- **Source material**
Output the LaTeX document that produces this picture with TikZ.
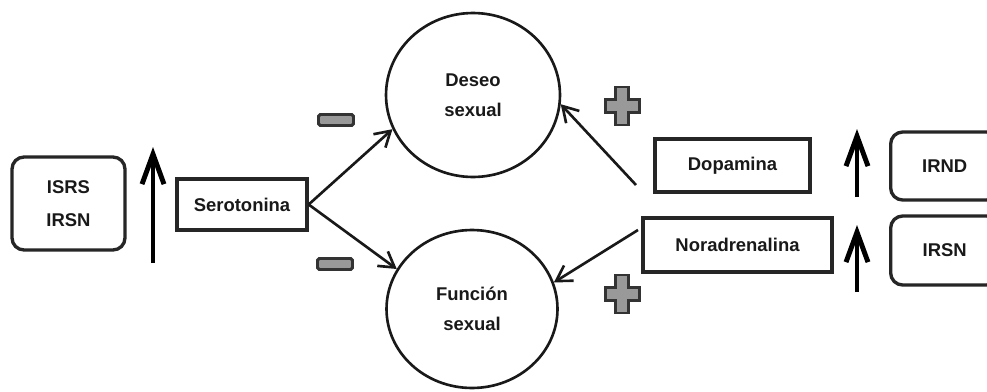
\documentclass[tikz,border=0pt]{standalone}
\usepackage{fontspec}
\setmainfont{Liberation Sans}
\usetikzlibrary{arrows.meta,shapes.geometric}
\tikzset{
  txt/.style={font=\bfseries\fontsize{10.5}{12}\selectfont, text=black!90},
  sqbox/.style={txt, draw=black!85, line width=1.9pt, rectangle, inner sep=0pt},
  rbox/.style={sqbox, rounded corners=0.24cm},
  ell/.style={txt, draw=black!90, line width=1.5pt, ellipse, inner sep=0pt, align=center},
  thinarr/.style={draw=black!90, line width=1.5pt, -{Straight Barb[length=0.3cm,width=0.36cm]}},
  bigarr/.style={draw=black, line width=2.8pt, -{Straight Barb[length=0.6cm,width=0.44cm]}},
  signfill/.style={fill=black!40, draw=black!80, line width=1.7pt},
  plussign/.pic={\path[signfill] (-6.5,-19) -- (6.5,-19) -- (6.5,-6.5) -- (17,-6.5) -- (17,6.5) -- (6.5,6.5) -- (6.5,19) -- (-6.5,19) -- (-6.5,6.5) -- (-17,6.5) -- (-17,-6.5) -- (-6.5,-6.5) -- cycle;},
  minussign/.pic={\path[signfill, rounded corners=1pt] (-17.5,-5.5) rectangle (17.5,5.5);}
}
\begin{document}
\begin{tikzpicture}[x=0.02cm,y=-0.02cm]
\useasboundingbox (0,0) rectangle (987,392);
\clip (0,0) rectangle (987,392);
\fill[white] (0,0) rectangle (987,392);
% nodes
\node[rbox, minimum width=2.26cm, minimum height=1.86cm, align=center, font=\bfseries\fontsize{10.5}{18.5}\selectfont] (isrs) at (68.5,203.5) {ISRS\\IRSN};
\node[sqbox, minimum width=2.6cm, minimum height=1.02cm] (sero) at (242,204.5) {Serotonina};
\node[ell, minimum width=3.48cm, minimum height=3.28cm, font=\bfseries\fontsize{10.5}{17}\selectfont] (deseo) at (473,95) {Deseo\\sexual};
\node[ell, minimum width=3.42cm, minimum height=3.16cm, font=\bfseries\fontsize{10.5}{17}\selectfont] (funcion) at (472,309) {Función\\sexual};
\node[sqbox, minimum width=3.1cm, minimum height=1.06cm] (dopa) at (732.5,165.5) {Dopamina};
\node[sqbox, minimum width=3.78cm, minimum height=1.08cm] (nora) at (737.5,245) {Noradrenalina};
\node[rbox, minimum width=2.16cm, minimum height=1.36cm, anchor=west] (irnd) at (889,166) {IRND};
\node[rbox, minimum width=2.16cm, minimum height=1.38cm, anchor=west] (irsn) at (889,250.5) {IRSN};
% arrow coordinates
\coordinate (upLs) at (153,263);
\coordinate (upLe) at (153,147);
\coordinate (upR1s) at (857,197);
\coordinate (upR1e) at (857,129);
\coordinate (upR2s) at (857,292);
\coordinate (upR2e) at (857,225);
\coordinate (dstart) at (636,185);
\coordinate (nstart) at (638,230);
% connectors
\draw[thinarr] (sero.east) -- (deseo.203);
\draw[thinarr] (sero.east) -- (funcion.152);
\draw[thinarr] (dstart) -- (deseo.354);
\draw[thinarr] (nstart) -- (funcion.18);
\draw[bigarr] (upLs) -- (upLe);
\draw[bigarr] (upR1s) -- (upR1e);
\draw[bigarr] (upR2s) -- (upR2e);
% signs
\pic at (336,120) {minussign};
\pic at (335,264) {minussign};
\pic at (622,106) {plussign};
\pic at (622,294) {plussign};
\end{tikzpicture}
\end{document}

- **Task directions**
Replicate the material above verbatim; images stay out of the copy.

- **Correct output**
Output the LaTeX document that produces this picture with TikZ.
\documentclass[tikz,border=0pt]{standalone}
\usepackage{fontspec}
\setmainfont{Liberation Sans}
\usetikzlibrary{arrows.meta,shapes.geometric}
\tikzset{
  txt/.style={font=\bfseries\fontsize{10.5}{12}\selectfont, text=black!90},
  sqbox/.style={txt, draw=black!85, line width=1.9pt, rectangle, inner sep=0pt},
  rbox/.style={sqbox, rounded corners=0.24cm},
  ell/.style={txt, draw=black!90, line width=1.5pt, ellipse, inner sep=0pt, align=center},
  thinarr/.style={draw=black!90, line width=1.5pt, -{Straight Barb[length=0.3cm,width=0.36cm]}},
  bigarr/.style={draw=black, line width=2.8pt, -{Straight Barb[length=0.6cm,width=0.44cm]}},
  signfill/.style={fill=black!40, draw=black!80, line width=1.7pt},
  plussign/.pic={\path[signfill] (-6.5,-19) -- (6.5,-19) -- (6.5,-6.5) -- (17,-6.5) -- (17,6.5) -- (6.5,6.5) -- (6.5,19) -- (-6.5,19) -- (-6.5,6.5) -- (-17,6.5) -- (-17,-6.5) -- (-6.5,-6.5) -- cycle;},
  minussign/.pic={\path[signfill, rounded corners=1pt] (-17.5,-5.5) rectangle (17.5,5.5);}
}
\begin{document}
\begin{tikzpicture}[x=0.02cm,y=-0.02cm]
\useasboundingbox (0,0) rectangle (987,392);
\clip (0,0) rectangle (987,392);
\fill[white] (0,0) rectangle (987,392);
% nodes
\node[rbox, minimum width=2.26cm, minimum height=1.86cm, align=center, font=\bfseries\fontsize{10.5}{18.5}\selectfont] (isrs) at (68.5,203.5) {ISRS\\IRSN};
\node[sqbox, minimum width=2.6cm, minimum height=1.02cm] (sero) at (242,204.5) {Serotonina};
\node[ell, minimum width=3.48cm, minimum height=3.28cm, font=\bfseries\fontsize{10.5}{17}\selectfont] (deseo) at (473,95) {Deseo\\sexual};
\node[ell, minimum width=3.42cm, minimum height=3.16cm, font=\bfseries\fontsize{10.5}{17}\selectfont] (funcion) at (472,309) {Función\\sexual};
\node[sqbox, minimum width=3.1cm, minimum height=1.06cm] (dopa) at (732.5,165.5) {Dopamina};
\node[sqbox, minimum width=3.78cm, minimum height=1.08cm] (nora) at (737.5,245) {Noradrenalina};
\node[rbox, minimum width=2.16cm, minimum height=1.36cm, anchor=west] (irnd) at (889,166) {IRND};
\node[rbox, minimum width=2.16cm, minimum height=1.38cm, anchor=west] (irsn) at (889,250.5) {IRSN};
% arrow coordinates
\coordinate (upLs) at (153,263);
\coordinate (upLe) at (153,147);
\coordinate (upR1s) at (857,197);
\coordinate (upR1e) at (857,129);
\coordinate (upR2s) at (857,292);
\coordinate (upR2e) at (857,225);
\coordinate (dstart) at (636,185);
\coordinate (nstart) at (638,230);
% connectors
\draw[thinarr] (sero.east) -- (deseo.203);
\draw[thinarr] (sero.east) -- (funcion.152);
\draw[thinarr] (dstart) -- (deseo.354);
\draw[thinarr] (nstart) -- (funcion.18);
\draw[bigarr] (upLs) -- (upLe);
\draw[bigarr] (upR1s) -- (upR1e);
\draw[bigarr] (upR2s) -- (upR2e);
% signs
\pic at (336,120) {minussign};
\pic at (335,264) {minussign};
\pic at (622,106) {plussign};
\pic at (622,294) {plussign};
\end{tikzpicture}
\end{document}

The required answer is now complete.